In order to define corruption, we must define good government, as the two are simply flip sides of the same coin. But it’s not the court’s role to decide what constitutes good government. The people, through their elected representatives, should define the terms of good government and so should be permitted to broaden their understanding of what corruption of government entails.
• Michael Gilbert
Associate Professor of Law
The 2012 election was characterized by unprecedented spending – and unprecedented secrecy.
“Dark money” groups, by which I mean organizations that do not disclose their contributors, spent over $200 million on federal races. Many have called for disclosure of the sources of such money on the grounds that disclosure informs voters. It helps, they claim, to know whether a coal company or the Sierra Club paid for a particular ad. Others reject disclosure on the ground that it chills political speech. Some donors do not want to publicize their identities and, if forced to do so, will choose to remain silent.
Both of those claims – disclosure informs voters, disclosure chills speech – have become conventional wisdom. And both might be wrong.
If disclosure chills speech, then it gives rise to an information tradeoff. Without disclosure, voters observe many speech acts, but they do not know the sources of the acts. With disclosure, voters observe fewer speech acts, but they do know sources. Sometimes voters will be better off in the first world and sometimes in the second.
All of that assumes that disclosure chills speech. But it might not.
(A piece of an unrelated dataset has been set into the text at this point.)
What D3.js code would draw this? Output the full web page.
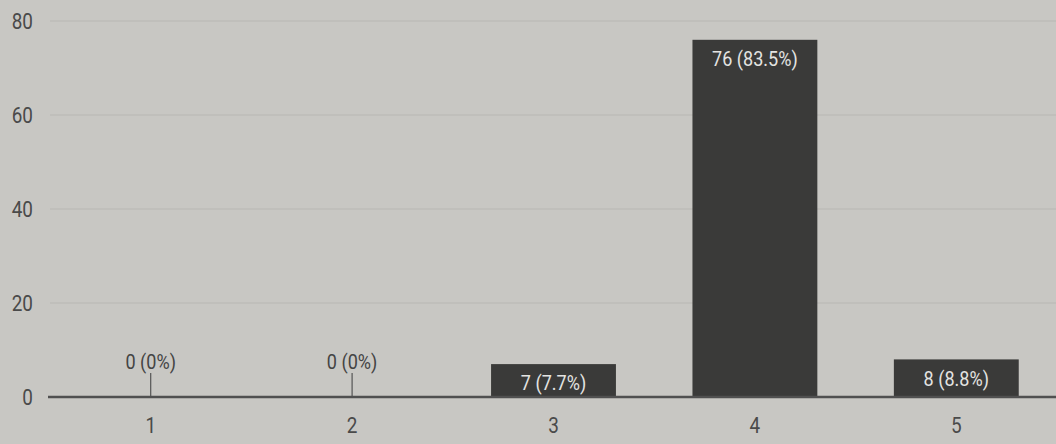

Knowing the sources of speech not only helps voters evaluate it and decide which candidate to support, it helps them decide how strongly to support that candidate. The information gained from disclosure may cause some people to engage in more political speech than they otherwise would, and in the right circumstance that could increase speech overall. So disclosure does not necessarily chill speech; it might thaw it.
If disclosure thaws speech, the information tradeoff disappears. Disclosure provides information by revealing sources and by producing more speech.
The 2012 election is behind us, but disclosure remains front and center in the debate over campaign finance. It turns out to be a complicated policy instrument, and we are just beginning to understand its effects.
(Note: Gilbert's forthcoming Iowa Law Review article, “Campaign Finance Disclosure and the Information Tradeoff,” discusses these ideas in more detail.)